Rural people most affected by negative health care trends

By Wendell Potter, Rural Health News Service


Rural people most affected by negative health care trends

Recent studies about health care in America show troubling trends, especially in states with large rural and relatively low-income populations.

While the United States continues to spend far more than any other developed country on health care on a per capita basis and as a percentage of gross domestic product (GDP), many states, especially in the south and Midwest, are losing ground in key areas that pertain to life expectancy.

The Commonwealth Fund’s just-released 2018 Scorecard on State Health System Performance confirmed what other recent studies have shown: Life expectancy in the United States is going down while it continues to go up in other developed countries. And rural areas seem to be disproportionately affected.

Wendell Potter

Some researchers have used one word to explain the sudden reversal in life expectancy trends in the United States: despair. That’s because of the rapidly rising number of suicides and deaths associated with alcohol and drug use in this country. The Commonwealth Fund reported that deaths from suicide, alcohol and drug use have increased 50 percent since 2005.

The Scorecard, which assessed every state and the District of Columbia on 43 measures in five broad categories – access to health care, quality of care, efficiency in care delivery, health outcomes, and income-based health care disparities – wasn’t all bad news by any means. In fact, most states made improvements between 2013 and 2016 in some or all of the categories. But several others, Nebraska in particular, saw a worsening in all five.

The states scoring the highest overall were Hawaii (#1), Massachusetts, Minnesota, Vermont, and Utah, while those scoring the lowest were Arkansas, Florida, Louisiana, Oklahoma, and Mississippi (#51).

But three of those bottom-ranking states – Arkansas, Louisiana, and Oklahoma – were among the five states making the most improvements. At the other end of the spectrum, the five making the fewest improvements were New Hampshire, Utah, Maine, Wyoming, and Nebraska (#51).

The Commonwealth Fund’s researchers noted that progress in all categories is certainly possible in coming years but added that unless significant steps are taken, improvements in many states are not likely anytime soon.  

“If every state achieved the performance of the top-ranked state on each Scorecard indicator, the gains in health care access, quality, efficiency, and outcomes would be dramatic,” the researchers wrote. “At the current rates of improvement, however, it may take many years or decades for states and the nation to see such progress.”

That may portend a continuing decline in life expectancy in the United States.

The Centers for Disease Control and Prevention reported in December that life expectancy in the United States declined for the second year in a row in 2016. U.S. life expectancy peaked at 78.9 years in 2014. It fell to 78.7 in 2015 and to 78.6 in 2016.

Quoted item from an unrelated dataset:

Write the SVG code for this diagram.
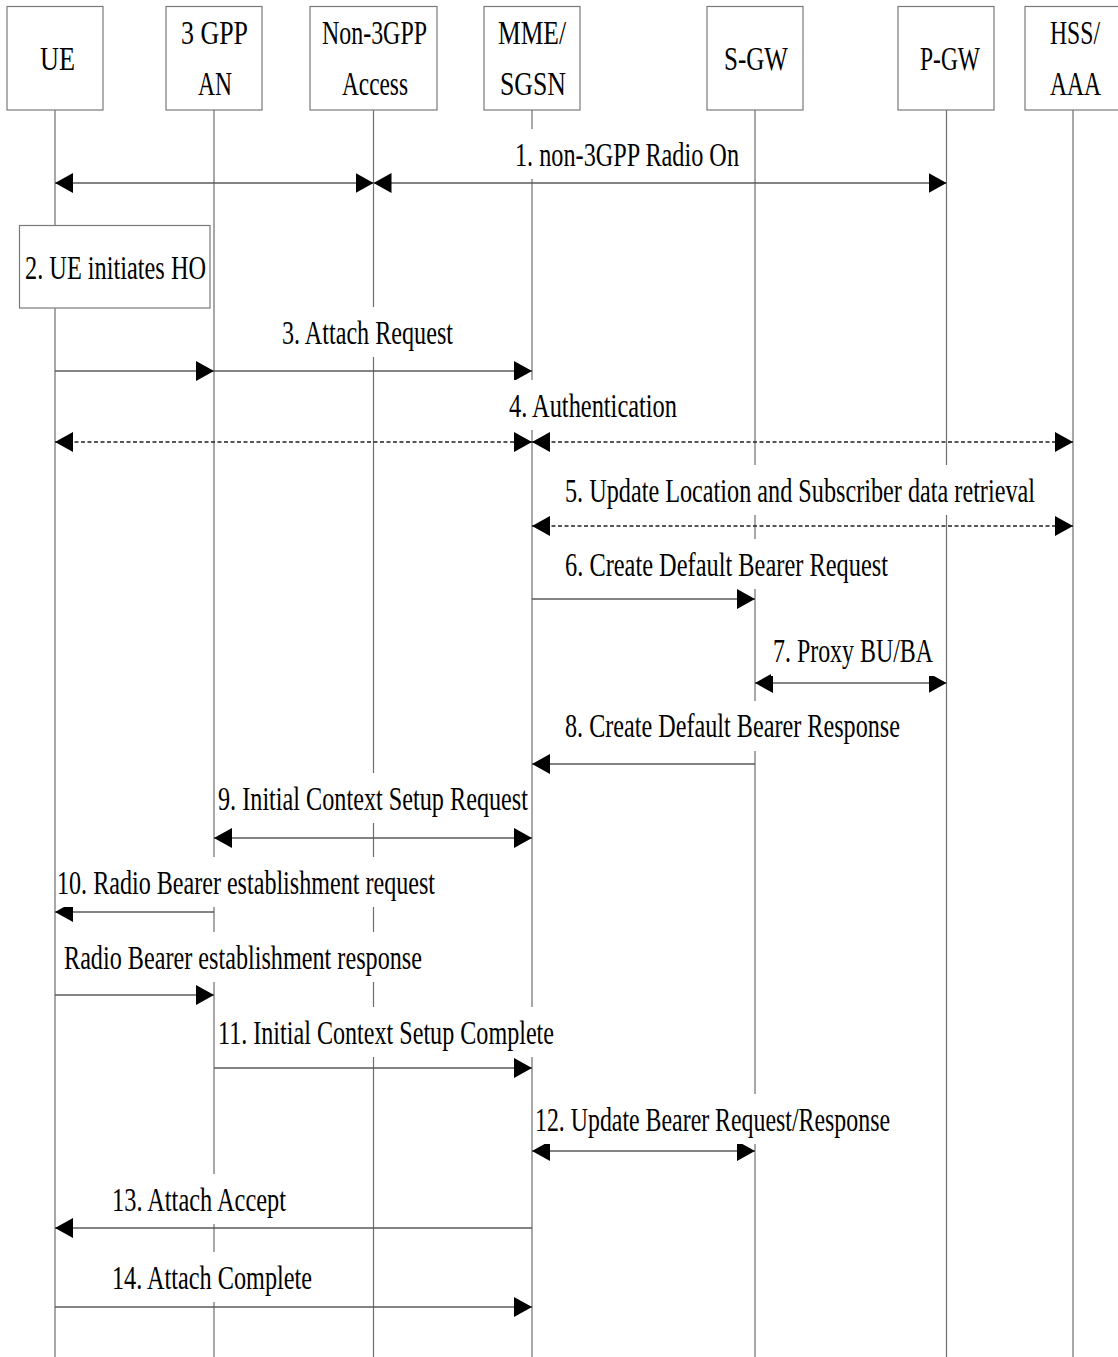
<svg xmlns="http://www.w3.org/2000/svg" width="1118" height="1357" viewBox="0 0 1118 1357">
  <style>
    .box { fill: #ffffff; stroke: #7a7a7a; stroke-width: 1.2; }
    .life { stroke: #6e6e6e; stroke-width: 1.2; fill: none; }
    .msg { stroke: #5a5a5a; stroke-width: 1.4; fill: none; }
    .dash { stroke: #222222; stroke-width: 1.4; stroke-dasharray: 4 2.5; fill: none; }
    .hd { font-family: "Liberation Serif", "Times New Roman", serif; font-size: 34px; fill: #000; }
    .lb { font-family: "Liberation Serif", "Times New Roman", serif; font-size: 34px; fill: #000; }
    .bg { fill: #ffffff; stroke: none; }
  </style>
  <defs>
    <marker id="ah" markerUnits="userSpaceOnUse" markerWidth="18" markerHeight="20" refX="18" refY="10" orient="auto-start-reverse">
      <path d="M0,0 L18,10 L0,20 Z" fill="#000"/>
    </marker>
  </defs>

  <rect width="1118" height="1357" fill="#ffffff"/>

  <!-- lifelines -->
  <g id="lifelines">
    <line class="life" x1="55" y1="110" x2="55" y2="1357"/>
    <line class="life" x1="214" y1="110" x2="214" y2="1357"/>
    <line class="life" x1="373.5" y1="110" x2="373.5" y2="1357"/>
    <line class="life" x1="532" y1="110" x2="532" y2="1357"/>
    <line class="life" x1="755" y1="110" x2="755" y2="1357"/>
    <line class="life" x1="946.5" y1="110" x2="946.5" y2="1357"/>
    <line class="life" x1="1073" y1="110" x2="1073" y2="1357"/>
  </g>

  <!-- participants -->
  <g id="ue">
    <rect class="box" x="7" y="6.5" width="96" height="103.5"/>
    <text class="hd" x="40" y="70" textLength="35" lengthAdjust="spacingAndGlyphs">UE</text>
  </g>
  <g id="gpp-an">
    <rect class="box" x="166" y="6.5" width="96" height="103.5"/>
    <text class="hd" x="181" y="44" textLength="67" lengthAdjust="spacingAndGlyphs">3 GPP</text>
    <text class="hd" x="198" y="95" textLength="34" lengthAdjust="spacingAndGlyphs">AN</text>
  </g>
  <g id="non3gpp-access">
    <rect class="box" x="310" y="6.5" width="127" height="103.5"/>
    <text class="hd" x="322" y="44" textLength="105" lengthAdjust="spacingAndGlyphs">Non-3GPP</text>
    <text class="hd" x="342" y="95" textLength="66" lengthAdjust="spacingAndGlyphs">Access</text>
  </g>
  <g id="mme-sgsn">
    <rect class="box" x="484" y="6.5" width="96" height="103.5"/>
    <text class="hd" x="498" y="44" textLength="68" lengthAdjust="spacingAndGlyphs">MME/</text>
    <text class="hd" x="500" y="95" textLength="66" lengthAdjust="spacingAndGlyphs">SGSN</text>
  </g>
  <g id="s-gw">
    <rect class="box" x="707" y="6.5" width="96" height="103.5"/>
    <text class="hd" x="724" y="70" textLength="64" lengthAdjust="spacingAndGlyphs">S-GW</text>
  </g>
  <g id="p-gw">
    <rect class="box" x="898" y="6.5" width="96" height="103.5"/>
    <text class="hd" x="920" y="70" textLength="60" lengthAdjust="spacingAndGlyphs">P-GW</text>
  </g>
  <g id="hss-aaa">
    <rect class="box" x="1025" y="6.5" width="96" height="103.5"/>
    <text class="hd" x="1050" y="44" textLength="50" lengthAdjust="spacingAndGlyphs">HSS/</text>
    <text class="hd" x="1050" y="95" textLength="51" lengthAdjust="spacingAndGlyphs">AAA</text>
  </g>

  <!-- local action on the UE -->
  <g id="ue-initiates-ho">
    <rect class="box" x="19.5" y="225.5" width="190.5" height="82.5"/>
    <text class="lb" x="25" y="279" textLength="181" lengthAdjust="spacingAndGlyphs">2. UE initiates HO</text>
  </g>

  <!-- message connectors -->
  <g id="connectors">
    <line class="msg" x1="55" y1="183" x2="373.5" y2="183" marker-start="url(#ah)" marker-end="url(#ah)"/>
    <line class="msg" x1="373.5" y1="183" x2="946.5" y2="183" marker-start="url(#ah)" marker-end="url(#ah)"/>
    <line class="msg" x1="55" y1="371" x2="214" y2="371" marker-end="url(#ah)"/>
    <line class="msg" x1="214" y1="371" x2="532" y2="371" marker-end="url(#ah)"/>
    <line class="dash" x1="55" y1="442" x2="532" y2="442" marker-start="url(#ah)" marker-end="url(#ah)"/>
    <line class="dash" x1="532" y1="442" x2="1073" y2="442" marker-start="url(#ah)" marker-end="url(#ah)"/>
    <line class="dash" x1="532" y1="526" x2="1073" y2="526" marker-start="url(#ah)" marker-end="url(#ah)"/>
    <line class="msg" x1="532" y1="599" x2="755" y2="599" marker-end="url(#ah)"/>
    <line class="msg" x1="755" y1="683" x2="946.5" y2="683" marker-start="url(#ah)" marker-end="url(#ah)"/>
    <line class="msg" x1="755" y1="764" x2="532" y2="764" marker-end="url(#ah)"/>
    <line class="msg" x1="214" y1="838" x2="532" y2="838" marker-start="url(#ah)" marker-end="url(#ah)"/>
    <line class="msg" x1="214" y1="912" x2="55" y2="912" marker-end="url(#ah)"/>
    <line class="msg" x1="55" y1="995" x2="214" y2="995" marker-end="url(#ah)"/>
    <line class="msg" x1="214" y1="1068" x2="532" y2="1068" marker-end="url(#ah)"/>
    <line class="msg" x1="532" y1="1151" x2="755" y2="1151" marker-start="url(#ah)" marker-end="url(#ah)"/>
    <line class="msg" x1="532" y1="1228" x2="55" y2="1228" marker-end="url(#ah)"/>
    <line class="msg" x1="55" y1="1307" x2="532" y2="1307" marker-end="url(#ah)"/>
  </g>

  <!-- message labels, each on a white backing that breaks the lifelines -->
  <g id="labels">
    <rect class="bg" x="513" y="129" width="228" height="50"/>
    <text class="lb" x="515" y="166" textLength="224" lengthAdjust="spacingAndGlyphs">1. non-3GPP Radio On</text>

    <rect class="bg" x="280" y="307" width="175" height="50"/>
    <text class="lb" x="282" y="344" textLength="171" lengthAdjust="spacingAndGlyphs">3. Attach Request</text>

    <rect class="bg" x="507" y="380" width="172" height="50"/>
    <text class="lb" x="509" y="417" textLength="168" lengthAdjust="spacingAndGlyphs">4. Authentication</text>

    <rect class="bg" x="563" y="465" width="474" height="50"/>
    <text class="lb" x="565" y="502" textLength="470" lengthAdjust="spacingAndGlyphs">5. Update Location and Subscriber data retrieval</text>

    <rect class="bg" x="563" y="539" width="327" height="50"/>
    <text class="lb" x="565" y="576" textLength="323" lengthAdjust="spacingAndGlyphs">6. Create Default Bearer Request</text>

    <rect class="bg" x="771" y="626" width="164" height="50"/>
    <text class="lb" x="773" y="662" textLength="160" lengthAdjust="spacingAndGlyphs">7. Proxy BU/BA</text>

    <rect class="bg" x="563" y="701" width="339" height="50"/>
    <text class="lb" x="565" y="737" textLength="335" lengthAdjust="spacingAndGlyphs">8. Create Default Bearer Response</text>

    <rect class="bg" x="216" y="773" width="314" height="50"/>
    <text class="lb" x="218" y="810" textLength="310" lengthAdjust="spacingAndGlyphs">9. Initial Context Setup Request</text>

    <rect class="bg" x="57" y="857" width="380" height="50"/>
    <text class="lb" x="57" y="894" textLength="378" lengthAdjust="spacingAndGlyphs">10. Radio Bearer establishment request</text>

    <rect class="bg" x="62" y="932" width="362" height="50"/>
    <text class="lb" x="64" y="969" textLength="358" lengthAdjust="spacingAndGlyphs">Radio Bearer establishment response</text>

    <rect class="bg" x="216" y="1007" width="340" height="50"/>
    <text class="lb" x="218" y="1044" textLength="336" lengthAdjust="spacingAndGlyphs">11. Initial Context Setup Complete</text>

    <rect class="bg" x="534" y="1094" width="358" height="50"/>
    <text class="lb" x="535" y="1131" textLength="355" lengthAdjust="spacingAndGlyphs">12. Update Bearer Request/Response</text>

    <rect class="bg" x="110" y="1174" width="178" height="50"/>
    <text class="lb" x="112" y="1211" textLength="174" lengthAdjust="spacingAndGlyphs">13. Attach Accept</text>

    <rect class="bg" x="110" y="1252" width="204" height="50"/>
    <text class="lb" x="112" y="1289" textLength="200" lengthAdjust="spacingAndGlyphs">14. Attach Complete</text>
  </g>
</svg>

As the British Medical Journal pointed out earlier this year, this decline is the culmination of a decades-long trend. In 1960, the United States had the highest life expectancy of any country in the 35-member Organization for Economic Cooperation and Development (OECD), which comprises the world’s richest countries. Back then, Americans on average lived 2.4 years longer than residents of the other OECD countries. We started losing ground, though, in the 1980s. Our life expectancy first fell below the OECD average in 1998. Now it is 1.5 years lower than the average of the 35 countries.

Steven H. Woolf, the author of the British Medical Journal article, attributed the decline to “life conditions” that seem to be more challenging to Americans, rural Americans in particular, than they are to residents of other developed countries. He cited the rising number of deaths from opioid overdoses in particular as a symptom of those greater life challenges.

But, he added, “the opioid epidemic is the tip of an iceberg, part of an even larger public health crisis in the U.S.: Death rates from alcohol abuse and suicides have also been rising … These ‘deaths of despair,’ as some have called them, are disproportionately affecting white Americans, especially adults aged 25-59 years, those with limited education, and women. The sharpest increases are occurring in rural counties, often in regions with longstanding social and economic challenges.”

Meanwhile, the United States spends far more on health care than any other country: $10,348 per capita annually, which is more than twice as much as the $5,169 average spent by OECD countries. We spend 31 percent more per capita than the next highest country, Switzerland.

And as noted above, we also spend more on health care – 17.3 percent of GDP, more than twice the 7.9 percent average of comparably developed countries. And the difference is widening every year.

That percentage is expected to keep going up because of constantly rising health care costs and health insurance premiums, although the rate of increase of both has slowed somewhat in recent years. But as the Kaiser Family Foundation reported last September, the average annual premium for employer-sponsored family coverage reached $18,764 in 2017. That’s a 55 percent increase over 10 years.

So although we are spending more on health care every year and far more than any other developed country, we are getting an increasingly smaller return on that money as measured by most health care outcomes, most notably life expectancy. And residents of many rural communities are especially disadvantaged.

 

Wendell Potter is a former health insurance executive, author and founder of the journalism nonprofit Tarbell.org.